Il était une fois au Kenya
Je me souviens de ce jour où je t’ai découvert. Ta maman venait d’accoucher 3 jours plus tôt, nous n’étions pas au courant parce qu’elle avait refusé d’en parler avant et ça ne se voyait pas la dernière fois qu’on l’avait vue. Alors on t’a découvert. Nous étions tous étonnés mais tellement heureux à la fois. Je me souviens m’être fait la remarque que tu étais plutôt blanc pour un bébé Africain (on m’a expliqué après que vous naissiez tous comme ça et que votre peau changeait de couleur avec les jours). Et puis ta maman m’a dit qu’elle voulait bien que je prenne des photos de toi, mais je savais que j’avais peu de temps pour ne pas l’embêter. Alors j’ai repensé à cette image que j’avais imaginé et j’ai voulu la faire. Mais dans une si petite pièce avec si peu de lumière, je pensais ne jamais y arriver. Finalement, après 20 petites secondes, je sens qu’il faut que je n’abuse pas et que j’arrête. Je repose mon appareil, sans vraiment regarder ce que j’avais fait, et je t’ai pris dans mes bras.
Quelques heures plus tard, je décharge tout sur mon ordinateur et je la vois. J’étais si fière d’avoir sorti ce cliché pour toi et ta maman, et j’ai compris que quelque chose venait de se passer. Non seulement cette photo avait un sens symbolique très fort pour ton histoire, mais elle allait en avoir un énorme pour la mienne. Cette photo, c’est le début de ta vie, et c’est le début de mon histoire de photographe. Je sais que tu n’en as aucune idée, mais si je suis aujourd’hui photographe, c’est en partie grâce à toi. Cette photo m’a permis d’avoir ce déclic, même s’il m’a fallu encore quelques années pour passer le pas. J’ai compris que tout était possible et qu’il était vital pour moi de mettre en avant l’amour des autres, les liens entre les gens, d’aller à leur rencontre et de connaître leurs histoires. Cette photo, c’est tout ça pour moi.
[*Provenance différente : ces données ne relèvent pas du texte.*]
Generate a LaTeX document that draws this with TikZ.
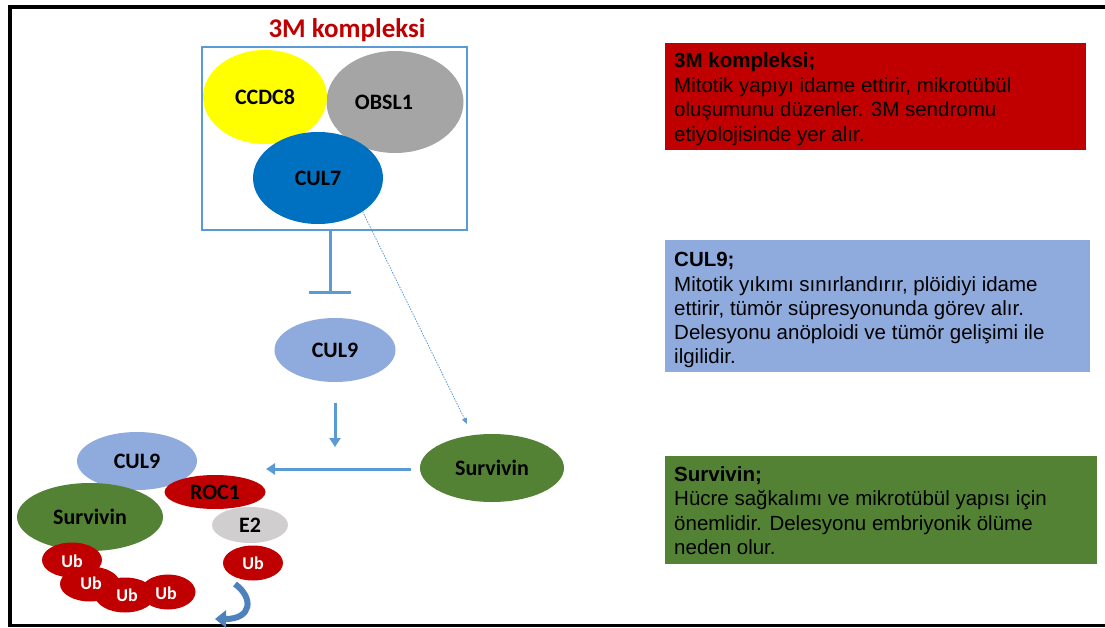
\documentclass[tikz,border=0pt]{standalone}
\usepackage{fontspec}
\setmainfont{Liberation Sans}
\newfontfamily\calfont{Carlito}
\usetikzlibrary{shapes.geometric,arrows.meta}
\definecolor{ttred}{HTML}{C00000}
\definecolor{boxblue}{HTML}{5B9BD5}
\definecolor{lblue}{HTML}{8FAADC}
\definecolor{dgreen}{HTML}{548235}
\definecolor{obgrey}{HTML}{A5A5A5}
\definecolor{culblue}{HTML}{0070C0}
\definecolor{egrey}{HTML}{D0CECE}
\definecolor{cyellow}{HTML}{FFFF00}
\definecolor{curvblue}{HTML}{4F81BD}
\tikzset{
  blob/.style={ellipse, inner sep=0pt, font=\calfont\bfseries\fontsize{22}{24}\selectfont},
  ub/.style={ellipse, inner sep=0pt, minimum width=60pt, minimum height=35pt, text=white, font=\calfont\bfseries\fontsize{18}{20}\selectfont},
  tl/.style={anchor=base west, inner sep=0pt, font=\fontsize{20.5}{24.5}\selectfont},
  infobox/.style={anchor=north west, inner sep=0pt, draw=none},
  conn/.style={draw=boxblue, line width=3pt},
  arr/.style={conn, -{Triangle[length=9pt,width=11pt]}},
  dotarr/.style={draw=boxblue, line width=0.8pt, dash pattern=on 1.5pt off 1.2pt, -{Triangle[length=6pt,width=5pt]}}
}
\begin{document}
\begin{tikzpicture}[x=1pt,y=-1pt]
\useasboundingbox (0,0) rectangle (1105,628);
\fill[white] (0,0) rectangle (1105,628);
% frame
\draw[line width=4pt] (1105,7) -- (9.5,7) -- (9.5,627);
\draw[line width=2.5pt] (9.5,625.5) -- (1105,625.5);

% title and complex
\node[anchor=base, inner sep=0pt, text=ttred, font=\calfont\bfseries\fontsize{27}{30}\selectfont] (title) at (347,38) {3M kompleksi};
\node[draw=boxblue, line width=2pt, minimum width=265pt, minimum height=183pt, inner sep=0pt] (cx) at (334.5,138.5) {};
\node[blob, fill=obgrey, minimum width=137pt, minimum height=102pt, label={[font=\calfont\bfseries\fontsize{22}{24}\selectfont, xshift=-11pt]center:OBSL1}] (obsl) at (395,102) {};
\node[blob, fill=cyellow, minimum width=124pt, minimum height=94pt] (ccdc) at (265,97) {CCDC8};
\node[blob, fill=culblue, minimum width=130pt, minimum height=92pt] (cul7) at (318,178) {CUL7};

% middle
\coordinate (inh) at (330,292);
\draw[conn] (cx.south -| inh) -- (inh);
\draw[conn] ([xshift=-21pt]inh) -- ([xshift=21pt]inh);
\node[blob, fill=lblue, minimum width=121pt, minimum height=64pt] (cul9) at (335,350) {CUL9};
\coordinate (d0) at (335,403);
\coordinate (d1) at (335,447);
\draw[arr] (d0) -- (d1);
\node[blob, fill=dgreen, minimum width=144pt, minimum height=68pt] (surv) at (492,468) {Survivin};
\coordinate (h0) at (411,469);
\coordinate (h1) at (266,469);
\draw[arr] (h0) -- (h1);
\coordinate (dend) at (467,424);
\draw[dotarr] (cul7.-37) -- (dend);

% bottom-left complex
\node[blob, fill=lblue, minimum width=120pt, minimum height=58pt] (bcul9) at (137,461) {CUL9};
\node[blob, fill=dgreen, minimum width=146pt, minimum height=68pt] (bsurv) at (90,517) {Survivin};
\node[blob, fill=ttred, minimum width=101pt, minimum height=34pt] (roc) at (215,492) {ROC1};
\node[blob, fill=egrey, minimum width=76pt, minimum height=36pt] (e2) at (250,525) {E2};
% ubiquitin fills first, labels on top
\fill[ttred] (253,563) ellipse (30 and 17.5);
\fill[ttred] (72,560) ellipse (30 and 17.5);
\fill[ttred] (90,584) ellipse (30 and 17.5);
\fill[ttred] (125,595) ellipse (30 and 17.5);
\fill[ttred] (168,592) ellipse (27.5 and 17.5);
\node[ub] (ub0) at (253,563) {Ub};
\node[ub] (ub1) at (72,561) {Ub};
\node[ub] (ub2) at (91,583) {Ub};
\node[ub] (ub3) at (127,595) {Ub};
\node[ub, minimum width=55pt] (ub4) at (166,593) {Ub};
\coordinate (c0) at (235,584);
\coordinate (c1) at (215,619);
\draw[draw=curvblue, line width=6pt, -{Triangle[length=11pt,width=17pt]}] (c0) .. controls (254,598) and (252,619) .. (c1);

% info boxes
\node[infobox, fill=ttred, minimum width=421pt, minimum height=107pt] (rbox) at (665,43) {};
\node[tl] (r0) at (674,68) {\bfseries 3M kompleksi;};
\node[tl] (r1) at (674,92.5) {Mitotik yapıyı idame ettirir, mikrotübül};
\node[tl] (r2) at (674,117) {oluşumunu düzenler. 3M sendromu};
\node[tl] (r3) at (674,141.5) {etiyolojisinde yer alır.};

\node[infobox, fill=lblue, minimum width=425pt, minimum height=132pt] (bbox) at (665,240) {};
\node[tl] (b0) at (674,267) {\bfseries CUL9;};
\node[tl] (b1) at (674,291) {Mitotik yıkımı sınırlandırır, plöidiyi idame};
\node[tl] (b2) at (674,315) {ettirir, tümör süpresyonunda görev alır.};
\node[tl] (b3) at (674,339) {Delesyonu anöploidi ve tümör gelişimi ile};
\node[tl] (b4) at (674,363) {ilgilidir.};

\node[infobox, fill=dgreen, minimum width=432pt, minimum height=108pt] (gbox) at (665,456) {};
\node[tl] (g0) at (674,481) {\bfseries Survivin;};
\node[tl] (g1) at (674,505.5) {Hücre sağkalımı ve mikrotübül yapısı için};
\node[tl] (g2) at (674,530) {önemlidir. Delesyonu embriyonik ölüme};
\node[tl] (g3) at (674,554.5) {neden olur.};
\end{tikzpicture}
\end{document}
Je ne sais pas ce qu’est ton histoire depuis. Cela va faire 4 ans que j’ai pris cette photo. Je ne sais pas ce que tu es devenu, ni si la vie t’a donné cette chance de vivre joyeusement. Je ne me voile pas la face, je sais que les conditions de vie au Kenya ne sont pas les mêmes que dans mon pays. Tes premières années ont et seront encore sûrement compliquées et tu vas faire face à beaucoup de choses. Mais j’aime penser que la petite étoile qui veille sur moi depuis ce jour a aussi un oeil pour toi et ta famille. Qu’elle t’apporte autant de bonheur que j’en vis depuis cette photo de toi. Je ne sais même pas comment tu t’appelles ni où tu vis aujourd’hui, mais j’espère qu’un jour je re-croiserai ces petits pieds dans les rues de Kisumu ou ailleurs, en train de courir et que je photographierai cette fois ton sourire.